AKA:  Dark Night of the Walking Dead.

HELGA, SHE WOLF OF STILBERG (1978) **

Helga (Malisa Longo) wants to be taken seriously by her male bosses, who rule a small country with an iron fist.  They give her a job presiding over a women’s prison, and she quickly takes to it like a duck to water.  There, she dishes out torture, punishment, and (sometimes) pleasure to the captive cuties.  Things get complicated though when Helga takes a shine to one of her model prisoners. 

Helga, She Wolf of Stilberg is an odd Women in Prison movie.  It wants to ride the coattails of Ilsa, She-Wolf of the SS (Longo even looks like Dyanne Thorne a little), but it lacks that film’s conviction to depravity and disgustingness.  Heck, it doesn’t even have the heart to be a real Nazi flick as the bad guys all wear knockoff swastika symbols on their armbands.  The various scenes of whipping, torture, and rape all seem tame and halfhearted for the most part too.  Many sequences start off promising, but end abruptly, while others just sort of fizzle out.  There are quite a few scenes of people going for a roll in the hay (both literal and figurative), although it’s nothing that will fog up your glasses or anything.

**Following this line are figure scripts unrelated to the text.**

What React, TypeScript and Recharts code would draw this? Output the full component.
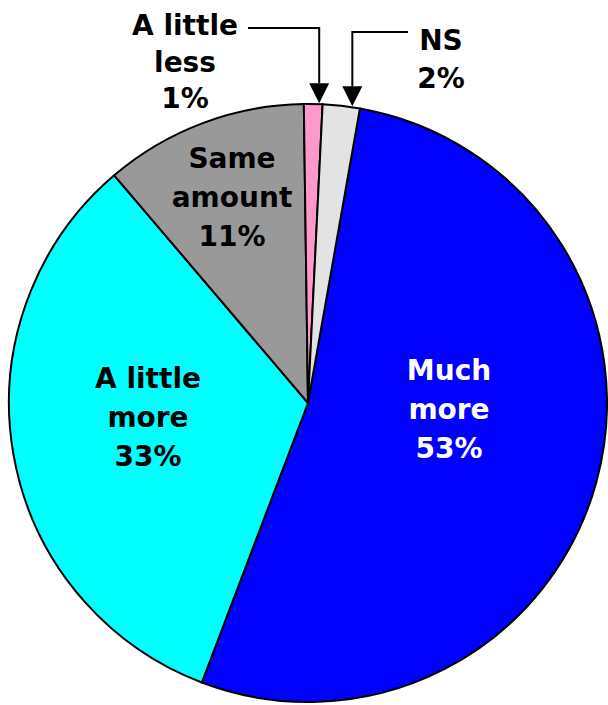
import React from 'react';
import { PieChart, Pie, Cell } from 'recharts';

// Survey answer categories, clockwise from just right of 12 o'clock
const CATEGORIES = ['Much more', 'A little more', 'Same amount', 'A little less', 'NS'];
const SHARES = [53, 33, 11, 1, 2];
const COLORS = ['#0000FF', '#00FFFF', '#999999', '#FF99CC', '#E3E3E3'];
const TEXT_COLORS = ['#FFFFFF', '#000000', '#000000', '#000000', '#000000'];

const data = CATEGORIES.map((name, i) => ({ name, value: SHARES[i] }));

const WIDTH = 608;
const HEIGHT = 705;
const CX = 308;
const CY = 403;
const RADIUS = 299;
const START = 80;

const FONT = '"DejaVu Sans", Verdana, sans-serif';
const FONT_SIZE = 28;
const LINE_GAP = 39;

// Inside labels: centre x and first baseline, relative to the pie centre
const INSIDE: Record<number, { dx: number; dy: number }> = {
  0: { dx: 141, dy: -23 },
  1: { dx: -160, dy: -15 },
  2: { dx: -76, dy: -235 },
};

// Callouts for the thin slices: text centre / first baseline, elbow line, arrow x offset from slice middle
const CALLOUT: Record<number, { tx: number; ty: number; gap: number; lineY: number; lineX: number; nudge: number }> = {
  3: { tx: 185, ty: 35, gap: 36.5, lineY: 28, lineX: 248, nudge: 6 },
  4: { tx: 441, ty: 50, gap: 38, lineY: 32, lineX: 408, nudge: 11 },
};

const RAD = Math.PI / 180;

function splitLines(name: string): string[] {
  const i = name.lastIndexOf(' ');
  return i < 0 ? [name] : [name.slice(0, i), name.slice(i + 1)];
}

function renderLabel(props: any) {
  const { cx, cy, midAngle, outerRadius, index, value, name } = props;
  const lines = [...splitLines(name), `${value}%`];
  const fill = TEXT_COLORS[index];

  if (INSIDE[index]) {
    const { dx, dy } = INSIDE[index];
    const x = cx + dx;
    const y0 = cy + dy;
    return (
      <text key={`lbl-${index}`} x={x} y={y0} textAnchor="middle" fill={fill}
        fontFamily={FONT} fontWeight="bold" fontSize={FONT_SIZE}>
        {lines.map((l, i) => (
          <tspan key={i} x={x} y={y0 + i * LINE_GAP}>{l}</tspan>
        ))}
      </text>
    );
  }

  const c = CALLOUT[index];
  const midX = cx + outerRadius * Math.cos(-midAngle * RAD);
  const tipX = midX + c.nudge;
  const tipY = cy - Math.sqrt(outerRadius * outerRadius - (tipX - cx) * (tipX - cx)) - 1;
  const headH = 20;
  const headW = 10;
  return (
    <g key={`lbl-${index}`}>
      <polyline
        points={`${c.lineX},${c.lineY} ${tipX},${c.lineY} ${tipX},${tipY - headH}`}
        fill="none" stroke="#000" strokeWidth={2}
      />
      <polygon
        points={`${tipX - headW},${tipY - headH} ${tipX + headW},${tipY - headH} ${tipX},${tipY}`}
        fill="#000"
      />
      <text x={c.tx} y={c.ty} textAnchor="middle" fill={fill}
        fontFamily={FONT} fontWeight="bold" fontSize={FONT_SIZE}>
        {lines.map((l, i) => (
          <tspan key={i} x={c.tx} y={c.ty + i * c.gap}>{l}</tspan>
        ))}
      </text>
    </g>
  );
}

export default function App() {
  return (
    <div style={{ position: 'absolute', left: 0, top: 0, width: WIDTH, height: HEIGHT, background: '#fff' }}>
      <PieChart width={WIDTH} height={HEIGHT} margin={{ top: 0, right: 0, bottom: 0, left: 0 }}>
        <Pie
          data={data}
          dataKey="value"
          nameKey="name"
          cx={CX}
          cy={CY}
          outerRadius={RADIUS}
          innerRadius={0}
          startAngle={START}
          endAngle={START - 360}
          stroke="#000"
          strokeWidth={2}
          label={renderLabel}
          labelLine={false}
          isAnimationActive={false}
        >
          {data.map((d, i) => (
            <Cell key={d.name} fill={COLORS[i]} />
          ))}
        </Pie>
      </PieChart>
    </div>
  );
}
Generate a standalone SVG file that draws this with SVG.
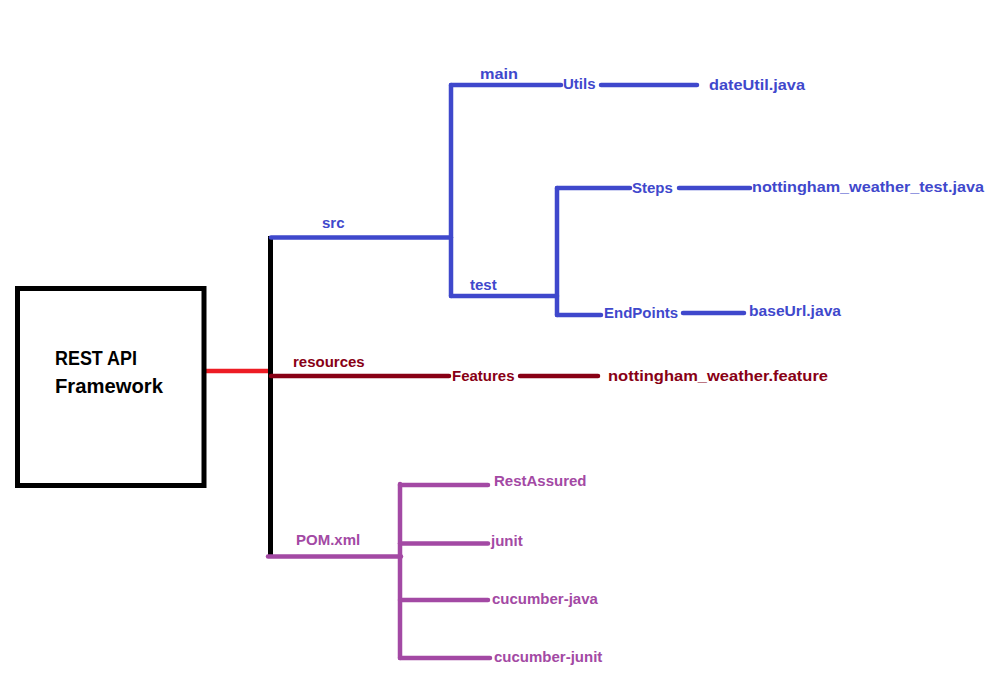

I might have felt a little differently if the version I saw had subtitles.  I’m pretty sure I didn’t miss much as there is very little here in the way of actual plot.  Because of that, I had to rely on the exploitation elements to carry me through.  While the nude scenes and torture sequences are plentiful, they just never really go for broke. 

Longo is quite lovely.  She has a good masturbation scene that like most everything else in the movie starts off steamy but has no payoff whatsoever.  That’s kind of how the whole movie is though. 

Also, in addition to not being subtitled, the version I saw didn’t even have opening credits.  Just a long shot of a sword while library music played.  Weird. 

AKA:  Girl Slaves.  AKA:  Helga, the Leather Mistress.  AKA:  The She Wolf of Stilberg.  AKA:  Bloody Camp.